We can't hand Bush and the rest over to the ICC, as we've never signed onto that body. If President Obama did so today, it would not be ratified by the Senate which means it would never be enacted.
I suppose we could hand them over to foreign courts for trial. Of course, when that happened then when President Obama left office, Air Force One would have to fly him to be tried in the nations we have used Drones to bomb people in. I'm guessing Syria would love to try the President, the fight over who was first would probably take a while, possibly even start another World War. Not my first choice.
So we're back to the American Courts. The Constitution says that serving Congressmen can't be arrested, but it doesn't give those protections to the President. However, for High Crimes and Misdemeanors, it does lay out one penalty. Impeachment. Bush Co and the rest are out of office. So the question will go to the Supreme Court on if the Founders intended to try Presidents, former and present, in the Courts. Figure, five more years on that question. Perhaps we'll put all the questions in one big case and work it up to the Supreme Court.
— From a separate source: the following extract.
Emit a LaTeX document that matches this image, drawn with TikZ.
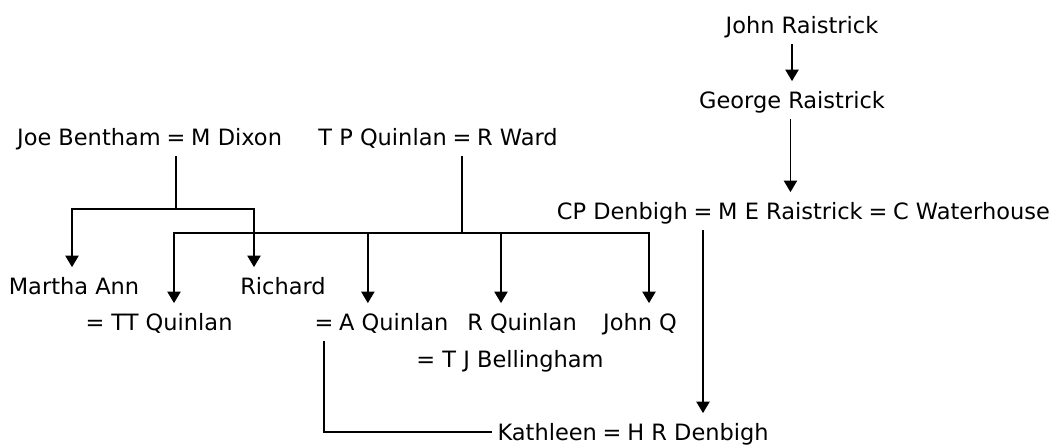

Best guess is a coin toss. But for the sake of argument, let's say that the Court rules that the only accountability that a President can face is impeachment, what then? We have just codified the above the law position of the President as a matter of constitutional precedent. That means that no President could ever be tried for their crimes. Not exactly the precedent I want to see created, but I'm game if you are to roll the dice.
Option two of course is the decision that the Courts can in fact try a President at any time. Then at any moment some Federal Judge can order Federal Marshals to go and arrest the President for anything. That scares me more than codifying the above the law position of the President, and I'd hope that image worries you as well. Sure the arrest warrant can be overturned by a higher court, but do we want the President hauled off on the whim of some Federal Judge?
The best course of action I can see, the one with the best chance of success is to start with a clean slate. From here on, no more of this crap. Passing laws to prohibit it and offer severe penalties for any who do it. It would probably require limits to the Presidential Power, but that's something we can discuss with the legal experts. The point is that we have to change the course we plotted during the Truman Administration where we expected and empowered the CIA and other intelligence agencies to do bad things.
That course has been exposed to the public many times, but we've never challenged the underlying assumption, that the only way to stop bad people, be they rogue terrorist assets, or unfriendly governments, is by throwing the rule book out the window and operating outside the law. I disagree with that assertion, and I think we need to first address that assumption before we start with the show trials that I have no idea how to hold.